■ What is being asked
Everything from the first line down to the line containing "(Vhostb) at (213,280)" is to be retyped exactly, both ends included, with pictures left out.

(Rows from a dataset of charts and code)
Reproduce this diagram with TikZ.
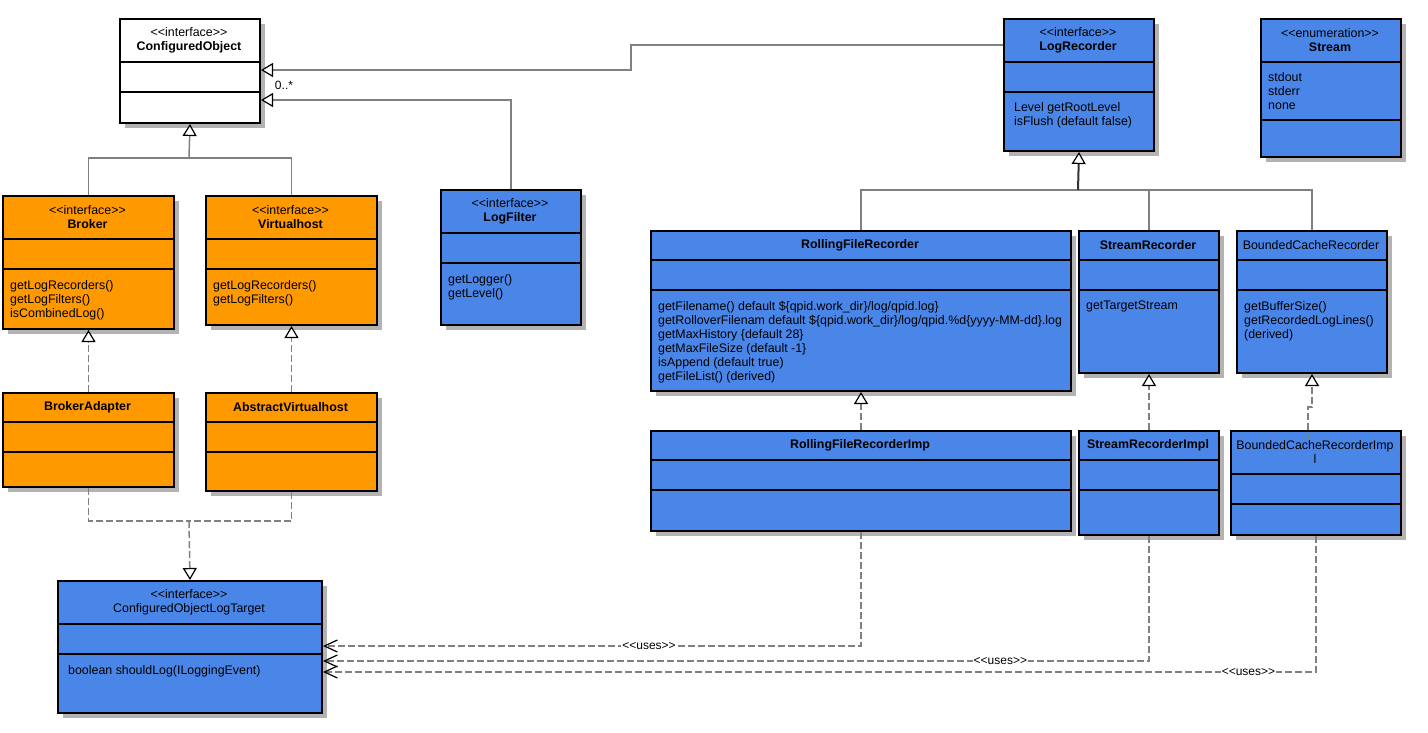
\documentclass[tikz,border=0pt]{standalone}
\usepackage{fontspec}
\setmainfont{Liberation Sans}[Ligatures=TeXOff]
\usetikzlibrary{arrows.meta,shadows}

\definecolor{umlorange}{HTML}{FF9900}
\definecolor{umlblue}{HTML}{4A86E8}
\definecolor{umlshadow}{HTML}{B3B3B3}
\definecolor{umlline}{HTML}{808080}

\begin{document}
\begin{tikzpicture}[x=1pt, y=-1pt, font=\fontsize{12.4}{14}\selectfont,
  cls/.style={draw=black, line width=2pt, anchor=north west, inner sep=0pt,
    drop shadow={shadow xshift=5pt, shadow yshift=-5pt, fill=umlshadow, opacity=1}},
  hdr/.style={align=center, inner sep=0pt},
  body/.style={align=left, anchor=north west, inner sep=0pt},
  divline/.style={line width=2pt},
  conn/.style={draw=umlline, line width=1.5pt},
  gen/.style={conn, -{Triangle[length=12pt, width=14pt, color=black, fill=white, line width=1.2pt]}},
  real/.style={gen, dash pattern=on 7pt off 3pt},
  dashc/.style={conn, dash pattern=on 7pt off 3pt},
  uses/.style={dashc, -{Straight Barb[length=13pt, width=12pt, color=black, line width=1.2pt]}},
  lbl/.style={inner sep=1pt, fill=white, font=\fontsize{12}{14}\selectfont}]

\useasboundingbox (0,0) rectangle (1428,732);

% classes, left part
\node[cls, fill=white, minimum width=140pt, minimum height=104pt] (CO) at (119,18) {};
\draw[divline] (119,62) -- (259,62);
\draw[divline] (119,92) -- (259,92);
\node[hdr] (COt) at (189,40) {<<interface>>\\\textbf{ConfiguredObject}};

\node[cls, fill=umlorange, minimum width=171pt, minimum height=133pt] (Broker) at (2,195) {};
\draw[divline] (2,239) -- (173,239);
\draw[divline] (2,269) -- (173,269);
\node[hdr] (Brokert) at (87.5,217) {<<interface>>\\\textbf{Broker}};
\node[body] (Brokerb) at (10,280) {getLogRecorders()\\getLogFilters()\\isCombinedLog()};

\node[cls, fill=umlorange, minimum width=171pt, minimum height=129pt] (Vhost) at (205,195) {};
\draw[divline] (205,239) -- (376,239);
\draw[divline] (205,269) -- (376,269);
\node[hdr] (Vhostt) at (290.5,217) {<<interface>>\\\textbf{Virtualhost}};
\node[body] (Vhostb) at (213,280) {getLogRecorders()\\getLogFilters()};

\node[cls, fill=umlorange, minimum width=171pt, minimum height=94pt] (BAdapter) at (2,392) {};
\draw[divline] (2,422) -- (173,422);
\draw[divline] (2,452) -- (173,452);
\node[hdr] (BAdaptert) at (87.5,407) {\textbf{BrokerAdapter}};

\node[cls, fill=umlorange, minimum width=171pt, minimum height=98pt] (AVhost) at (205,392) {};
\draw[divline] (205,422) -- (376,422);
\draw[divline] (205,452) -- (376,452);
\node[hdr] (AVhostt) at (290.5,407) {\textbf{AbstractVirtualhost}};

\node[cls, fill=umlblue, minimum width=264pt, minimum height=132pt] (LogTarget) at (57,580) {};
\draw[divline] (57,624) -- (321,624);
\draw[divline] (57,654) -- (321,654);
\node[hdr] (LogTargett) at (189,602) {<<interface>>\\ConfiguredObjectLogTarget};
\node[body] (LogTargetb) at (68,665) {boolean shouldLog(ILoggingEvent)};

\node[cls, fill=umlblue, minimum width=140pt, minimum height=135pt] (LogFilter) at (440,189) {};
\draw[divline] (440,233) -- (580,233);
\draw[divline] (440,263) -- (580,263);
\node[hdr] (LogFiltert) at (510,211) {<<interface>>\\\textbf{LogFilter}};
\node[body] (LogFilterb) at (448,274) {getLogger()\\getLevel()};

% classes, right part
\node[cls, fill=umlblue, minimum width=150pt, minimum height=132pt] (LogRec) at (1003,18) {};
\draw[divline] (1003,62) -- (1153,62);
\draw[divline] (1003,92) -- (1153,92);
\node[hdr] (LogRect) at (1078,40) {<<interface>>\\\textbf{LogRecorder}};
\node[body] (LogRecb) at (1014,102) {Level getRootLevel\\isFlush (default false)};

\node[cls, fill=umlblue, minimum width=140pt, minimum height=138pt] (Stream) at (1260,18) {};
\draw[divline] (1260,62) -- (1400,62);
\draw[divline] (1260,120) -- (1400,120);
\node[hdr] (Streamt) at (1330,40) {<<enumeration>>\\\textbf{Stream}};
\node[body] (Streamb) at (1268,72) {stdout\\stderr\\none};

\node[cls, fill=umlblue, minimum width=420pt, minimum height=160pt] (RFR) at (650,230) {};
\draw[divline] (650,260) -- (1070,260);
\draw[divline] (650,290) -- (1070,290);
\node[hdr] (RFRt) at (860,245) {\textbf{RollingFileRecorder}};
\node[body] (RFRb) at (658,301) {getFilename() default \$\{qpid.work\_dir\}/log/qpid.log\}\\
  getRolloverFilenam default \$\{qpid.work\_dir\}/log/qpid.\%d\{yyyy-MM-dd\}.log\\
  getMaxHistory \{default 28\}\\getMaxFileSize (default -1\}\\
  isAppend (default true)\\getFileList() (derived)};

\node[cls, fill=umlblue, minimum width=140pt, minimum height=142pt] (SR) at (1078,230) {};
\draw[divline] (1078,260) -- (1218,260);
\draw[divline] (1078,290) -- (1218,290);
\node[hdr] (SRt) at (1148,245) {\textbf{StreamRecorder}};
\node[body] (SRb) at (1086,301) {getTargetStream};

\node[cls, fill=umlblue, minimum width=150pt, minimum height=142pt] (BCR) at (1236,230) {};
\draw[divline] (1236,260) -- (1386,260);
\draw[divline] (1236,290) -- (1386,290);
\node[hdr] (BCRt) at (1311,245) {BoundedCacheRecorder};
\node[body] (BCRb) at (1244,301) {getBufferSize()\\getRecordedLogLines()\\(derived)};

\node[cls, fill=umlblue, minimum width=420pt, minimum height=100pt] (RFRI) at (650,430) {};
\draw[divline] (650,460) -- (1070,460);
\draw[divline] (650,490) -- (1070,490);
\node[hdr] (RFRIt) at (860,445) {\textbf{RollingFileRecorderImp}};

\node[cls, fill=umlblue, minimum width=140pt, minimum height=104pt] (SRI) at (1078,430) {};
\draw[divline] (1078,460) -- (1218,460);
\draw[divline] (1078,490) -- (1218,490);
\node[hdr] (SRIt) at (1148,445) {\textbf{StreamRecorderImpl}};

\node[cls, fill=umlblue, minimum width=170pt, minimum height=104pt] (BCRI) at (1230,430) {};
\draw[divline] (1230,474) -- (1400,474);
\draw[divline] (1230,504) -- (1400,504);
\node[hdr] (BCRIt) at (1315,452) {BoundedCacheRecorderImp\\l};

% generalisations
\coordinate (coJ) at (189,158);
\draw[conn] (Broker.north) |- (coJ);
\draw[conn] (Vhost.north) |- (coJ);
\draw[gen] (coJ) -- (CO.south);

\coordinate (bendA) at (631,57);
\draw[gen] (LogRec.west |- 0,45) -| (bendA) |- (CO.east |- 0,70);
\draw[gen] (LogFilter.north) |- (CO.east |- 0,100);
\node[lbl, fill=none] (mult) at (284,85) {0..*};

\coordinate (recJ) at (1078,190);
\draw[conn] (RFR.north) |- (recJ);
\draw[conn] (SR.north) |- (recJ);
\draw[conn] (BCR.north) |- (recJ);
\draw[gen, draw=black!80, line width=2pt] (recJ) -- (LogRec.south);

% realisations
\draw[real] (BAdapter.north) -- (Broker.south);
\draw[real] (AVhost.north) -- (Vhost.south);
\coordinate (tgJ) at (189,521);
\draw[dashc] (BAdapter.south) |- (tgJ);
\draw[dashc] (AVhost.south) |- (tgJ);
\draw[real] (tgJ) -- (LogTarget.north);

\draw[real] (RFRI.north) -- (RFR.south);
\draw[real] (SRI.north) -- (SR.south);
\coordinate (bciIn) at (1308,440);
\draw[real] (bciIn) -- (1308,407) -| (BCR.south);

% uses
\draw[uses] (RFRI.south) |- (LogTarget.east |- 0,646) node[lbl, pos=0.697] (uses1) {<<uses>>};
\draw[uses] (SRI.south) |- (LogTarget.east |- 0,661) node[lbl, pos=0.59] (uses2) {<<uses>>};
\draw[uses] (BCRI.south) |- (LogTarget.east |- 0,672) node[lbl, pos=0.534] (uses3) {<<uses>>};

\end{tikzpicture}
\end{document}
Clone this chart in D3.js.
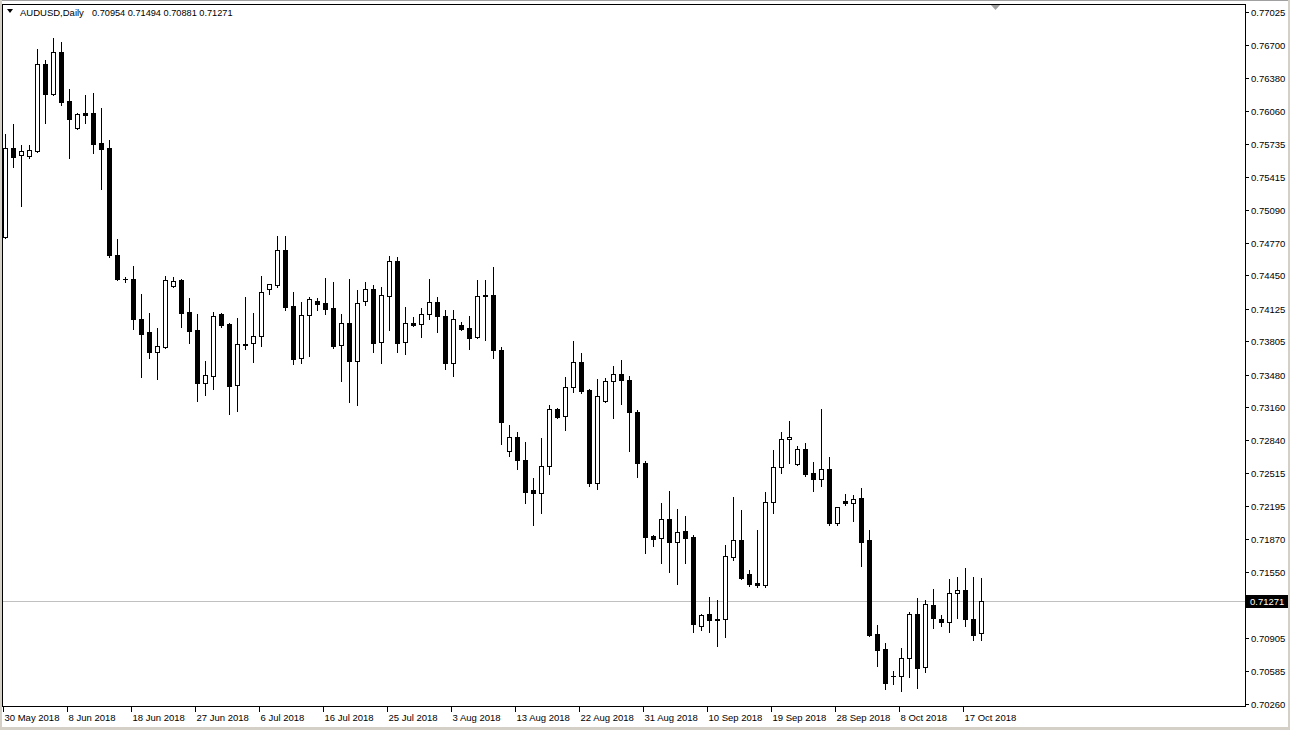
<!DOCTYPE html>
<html><head><meta charset="utf-8">
<script src="https://cdn.jsdelivr.net/npm/d3@7"></script>
<style>
html,body{margin:0;padding:0;background:#fff;}
svg{display:block;}
text{font-family:"Liberation Sans",Arial,sans-serif;font-size:9.5px;fill:#000;}
</style></head><body>
<svg id="c" width="1290" height="730"></svg>
<script>
const symbol = "AUDUSD,Daily";
const headerValues = ["0.70954","0.71494","0.70881","0.71271"];
const lastPrice = 0.71271;

const open = [0.74825,0.75696,0.75627,0.75617,0.75666,0.76517,0.76223,0.76634,0.76155,0.75891,
0.76038,0.76038,0.75744,0.75696,0.74649,0.74415,0.74415,0.74024,0.73897,0.73701,
0.73750,0.74346,0.74405,0.74092,0.73916,0.73398,0.73467,0.74073,0.73975,0.73380,
0.73779,0.73789,0.73858,0.74317,0.74356,0.74698,0.74151,0.73642,0.74063,0.74200,
0.74180,0.74131,0.73770,0.73985,0.73613,0.74200,0.74317,0.73799,0.74249,0.74591,
0.73799,0.73985,0.73975,0.74073,0.74190,0.74053,0.73594,0.73965,0.73936,0.73848,
0.74258,0.74258,0.73721,0.72733,0.72870,0.72645,0.72352,0.72323,0.72587,0.73144,
0.73076,0.73359,0.73603,0.73330,0.72421,0.73222,0.73418,0.73486,0.73427,0.73115,
0.72616,0.71902,0.71883,0.72069,0.71844,0.71951,0.71893,0.71023,0.71140,0.71091,
0.71091,0.71697,0.71863,0.71531,0.71443,0.71423,0.72235,0.72577,0.72851,0.72606,
0.72753,0.72518,0.72460,0.72557,0.72029,0.72245,0.72225,0.72274,0.71863,0.70944,
0.70798,0.70534,0.70534,0.70710,0.71140,0.70622,0.71228,0.71091,0.71062,0.71345,
0.71374,0.71091,0.70954];
const high = [0.75832,0.75930,0.75725,0.75725,0.76663,0.76556,0.76771,0.76732,0.76272,0.76038,
0.76214,0.76233,0.76087,0.75774,0.74806,0.74434,0.74542,0.74268,0.74082,0.73936,
0.74444,0.74434,0.74410,0.74229,0.74073,0.73613,0.74092,0.74078,0.73985,0.74034,
0.74239,0.74082,0.74444,0.74370,0.74835,0.74835,0.74288,0.74190,0.74239,0.74229,
0.74425,0.74385,0.74073,0.74415,0.74307,0.74385,0.74356,0.74337,0.74640,0.74630,
0.74141,0.74043,0.74131,0.74415,0.74239,0.74112,0.74112,0.73994,0.74053,0.74405,
0.74405,0.74532,0.73750,0.72988,0.72919,0.72821,0.72469,0.72860,0.73183,0.73154,
0.73457,0.73809,0.73691,0.73339,0.73437,0.73447,0.73564,0.73623,0.73467,0.73134,
0.72636,0.71912,0.72225,0.72342,0.72166,0.72098,0.71912,0.71140,0.71306,0.71277,
0.71814,0.72284,0.72157,0.71570,0.71961,0.72333,0.72743,0.72919,0.73027,0.72782,
0.72812,0.72626,0.73144,0.72675,0.72190,0.72313,0.72303,0.72372,0.71961,0.71032,
0.70856,0.70583,0.70807,0.71159,0.71296,0.71277,0.71384,0.71130,0.71482,0.71501,
0.71589,0.71501,0.71494];
const low = [0.74816,0.75510,0.75128,0.75598,0.75660,0.75940,0.76214,0.76116,0.75598,0.75885,
0.75940,0.75647,0.75295,0.74630,0.74405,0.74385,0.73926,0.73457,0.73642,0.73437,
0.73745,0.74340,0.73946,0.73789,0.73222,0.73281,0.73339,0.73946,0.73095,0.73124,
0.73730,0.73603,0.73760,0.74268,0.74337,0.74112,0.73584,0.73594,0.73662,0.74112,
0.74073,0.73740,0.73418,0.73212,0.73183,0.74161,0.73701,0.73594,0.73916,0.73701,
0.73682,0.73960,0.73848,0.74024,0.73897,0.73535,0.73467,0.73916,0.73730,0.73835,
0.73819,0.73642,0.72802,0.72684,0.72557,0.72225,0.72010,0.72127,0.72509,0.73056,
0.72939,0.73310,0.73300,0.72391,0.72362,0.73217,0.73056,0.73193,0.72733,0.72479,
0.71736,0.71805,0.71638,0.71550,0.71433,0.71638,0.70964,0.70983,0.70964,0.70827,
0.70915,0.71668,0.71482,0.71414,0.71404,0.71404,0.72127,0.72518,0.72616,0.72600,
0.72489,0.72342,0.72391,0.72010,0.72010,0.72205,0.72049,0.71609,0.70925,0.70631,
0.70407,0.70456,0.70387,0.70524,0.70416,0.70573,0.71003,0.71023,0.70964,0.71101,
0.71023,0.70886,0.70881];
const close = [0.75696,0.75607,0.75666,0.75676,0.76517,0.76223,0.76634,0.76145,0.75979,0.76028,
0.76018,0.75735,0.75686,0.74649,0.74415,0.74410,0.74024,0.73877,0.73701,0.73760,
0.74405,0.74395,0.74082,0.73906,0.73398,0.73476,0.74053,0.73965,0.73370,0.73779,
0.73772,0.73858,0.74288,0.74366,0.74698,0.74141,0.73633,0.74063,0.74219,0.74170,
0.74121,0.73760,0.73985,0.73613,0.74180,0.74317,0.73789,0.74258,0.74591,0.73789,
0.73985,0.73965,0.74073,0.74190,0.74053,0.73594,0.74024,0.73926,0.73838,0.74249,
0.74249,0.73721,0.73017,0.72870,0.72645,0.72333,0.72323,0.72587,0.73144,0.73066,
0.73359,0.73603,0.73320,0.72421,0.73271,0.73418,0.73486,0.73427,0.73115,0.72616,
0.71893,0.71873,0.72069,0.71844,0.71942,0.71883,0.71042,0.71130,0.71081,0.71081,
0.71707,0.71863,0.71492,0.71433,0.71423,0.72235,0.72577,0.72851,0.72870,0.72753,
0.72509,0.72460,0.72557,0.72029,0.72186,0.72225,0.72264,0.71844,0.70935,0.70788,
0.70465,0.70530,0.70710,0.71140,0.70612,0.71238,0.71101,0.71062,0.71345,0.71374,
0.71091,0.70935,0.71271];

const dateTickIndex = [0,8,16,24,32,40,48,56,64,72,80,88,96,104,112,120];
const dateTickLabels = ["30 May 2018","8 Jun 2018","18 Jun 2018","27 Jun 2018","6 Jul 2018","16 Jul 2018","25 Jul 2018","3 Aug 2018","13 Aug 2018","22 Aug 2018","31 Aug 2018","10 Sep 2018","19 Sep 2018","28 Sep 2018","8 Oct 2018","17 Oct 2018"];
const priceTicks = [0.77025,0.76700,0.76380,0.76060,0.75735,0.75415,0.75090,0.74770,0.74450,0.74125,0.73805,0.73480,0.73160,0.72840,0.72515,0.72195,0.71870,0.71550,0.71230,0.70905,0.70585,0.70260];

const svg = d3.select("#c");
const W = 1290, H = 730;
const frameL = 2.5, frameR = 1245.5, frameT = 4.5, frameB = 706.5;

const x = d3.scaleLinear().domain([0, open.length - 1]).range([5, 5 + 8 * (open.length - 1)]);
const y = d3.scaleLinear().domain([0.70260, 0.77025]).range([704, 12]);

// window chrome
svg.append("rect").attr("x",0).attr("y",0).attr("width",W).attr("height",H).attr("fill","#fff");
svg.append("rect").attr("x",0).attr("y",0).attr("width",W).attr("height",1).attr("fill","#a0a0a0");
svg.append("rect").attr("x",0).attr("y",0).attr("width",2).attr("height",H).attr("fill","#d4d0c8");
svg.append("rect").attr("x",0).attr("y",727).attr("width",W).attr("height",3).attr("fill","#d4d0c8");
svg.append("rect").attr("x",1288).attr("y",0).attr("width",2).attr("height",H).attr("fill","#d4d0c8");

const g = svg.append("g").attr("shape-rendering","crispEdges");

// current price line
const yLast = Math.round(y(lastPrice)) + 0.5;
g.append("line").attr("x1",frameL).attr("x2",frameR).attr("y1",yLast).attr("y2",yLast)
  .attr("stroke","#c0c0c0").attr("stroke-width",1);

// candles
const idx = d3.range(open.length);
const cg = g.append("g");
idx.forEach(i => {
  const cx = Math.round(x(i));
  const o = open[i], c = close[i];
  const yh = Math.round(y(high[i])), yl = Math.round(y(low[i]));
  cg.append("line").attr("x1",cx+0.5).attr("x2",cx+0.5).attr("y1",yh).attr("y2",yl+1)
    .attr("stroke","#000").attr("stroke-width",1);
  const yt = Math.round(y(Math.max(o,c))), yb = Math.round(y(Math.min(o,c)));
  if (yb - yt < 1) {
    cg.append("line").attr("x1",cx-2).attr("x2",cx+3).attr("y1",yt+0.5).attr("y2",yt+0.5)
      .attr("stroke","#000").attr("stroke-width",1);
  } else {
    cg.append("rect").attr("x",cx-2+0.5).attr("y",yt+0.5).attr("width",4).attr("height",yb-yt)
      .attr("fill", c >= o ? "#fff" : "#000").attr("stroke","#000").attr("stroke-width",1);
  }
});

// frame
g.append("rect").attr("x",frameL).attr("y",frameT).attr("width",frameR-frameL).attr("height",frameB-frameT)
  .attr("fill","none").attr("stroke","#000").attr("stroke-width",1);

// price axis
const pa = svg.append("g");
priceTicks.forEach(p => {
  const yy = Math.round(y(p)) + 0.5;
  pa.append("line").attr("x1",1246).attr("x2",1249).attr("y1",yy).attr("y2",yy)
    .attr("stroke","#000").attr("shape-rendering","crispEdges");
  // a label hidden under the last-price box is not drawn
  if (Math.abs(yy - yLast) > 12) {
    pa.append("text").attr("x",1251).attr("y",yy).attr("dy","0.35em").text(p.toFixed(5));
  }
});
// last price box
pa.append("rect").attr("x",1246).attr("y",yLast-6.5).attr("width",42).attr("height",13).attr("fill","#000");
pa.append("text").attr("x",1250).attr("y",yLast).attr("dy","0.35em").style("fill","#fff").text(lastPrice.toFixed(5));

// date axis
const da = svg.append("g");
dateTickIndex.forEach((di, k) => {
  const tx = Math.round(x(di)) - 1.5;
  da.append("line").attr("x1",tx).attr("x2",tx).attr("y1",707).attr("y2",712)
    .attr("stroke","#000").attr("shape-rendering","crispEdges");
  da.append("text").attr("x",tx+1).attr("y",721).text(dateTickLabels[k]);
});

// header
svg.append("path").attr("d","M7,9 L13,9 L10,13 Z").attr("fill","#000");
svg.append("text").attr("x",20).attr("y",16).text(symbol);
svg.append("text").attr("x",92).attr("y",16).style("font-size","9.2px").text(headerValues.join(" "));

// chart shift marker
svg.append("path").attr("d","M991,5 L1000,5 L995.5,10 Z").attr("fill","#a0a0a0");
</script>
</body></html>
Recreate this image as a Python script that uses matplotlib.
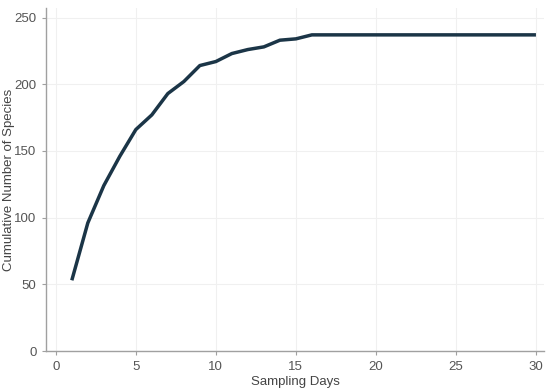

■ Completed task
Reproduce this diagram with TikZ.
\documentclass[tikz,border=0pt]{standalone}
\usepackage{fontspec}
\setmainfont{Liberation Sans}[Ligatures=TeXOff]
\usetikzlibrary{arrows.meta,shadows}

\definecolor{umlorange}{HTML}{FF9900}
\definecolor{umlblue}{HTML}{4A86E8}
\definecolor{umlshadow}{HTML}{B3B3B3}
\definecolor{umlline}{HTML}{808080}

\begin{document}
\begin{tikzpicture}[x=1pt, y=-1pt, font=\fontsize{12.4}{14}\selectfont,
  cls/.style={draw=black, line width=2pt, anchor=north west, inner sep=0pt,
    drop shadow={shadow xshift=5pt, shadow yshift=-5pt, fill=umlshadow, opacity=1}},
  hdr/.style={align=center, inner sep=0pt},
  body/.style={align=left, anchor=north west, inner sep=0pt},
  divline/.style={line width=2pt},
  conn/.style={draw=umlline, line width=1.5pt},
  gen/.style={conn, -{Triangle[length=12pt, width=14pt, color=black, fill=white, line width=1.2pt]}},
  real/.style={gen, dash pattern=on 7pt off 3pt},
  dashc/.style={conn, dash pattern=on 7pt off 3pt},
  uses/.style={dashc, -{Straight Barb[length=13pt, width=12pt, color=black, line width=1.2pt]}},
  lbl/.style={inner sep=1pt, fill=white, font=\fontsize{12}{14}\selectfont}]

\useasboundingbox (0,0) rectangle (1428,732);

% classes, left part
\node[cls, fill=white, minimum width=140pt, minimum height=104pt] (CO) at (119,18) {};
\draw[divline] (119,62) -- (259,62);
\draw[divline] (119,92) -- (259,92);
\node[hdr] (COt) at (189,40) {<<interface>>\\\textbf{ConfiguredObject}};

\node[cls, fill=umlorange, minimum width=171pt, minimum height=133pt] (Broker) at (2,195) {};
\draw[divline] (2,239) -- (173,239);
\draw[divline] (2,269) -- (173,269);
\node[hdr] (Brokert) at (87.5,217) {<<interface>>\\\textbf{Broker}};
\node[body] (Brokerb) at (10,280) {getLogRecorders()\\getLogFilters()\\isCombinedLog()};

\node[cls, fill=umlorange, minimum width=171pt, minimum height=129pt] (Vhost) at (205,195) {};
\draw[divline] (205,239) -- (376,239);
\draw[divline] (205,269) -- (376,269);
\node[hdr] (Vhostt) at (290.5,217) {<<interface>>\\\textbf{Virtualhost}};
\node[body] (Vhostb) at (213,280) {getLogRecorders()\\getLogFilters()};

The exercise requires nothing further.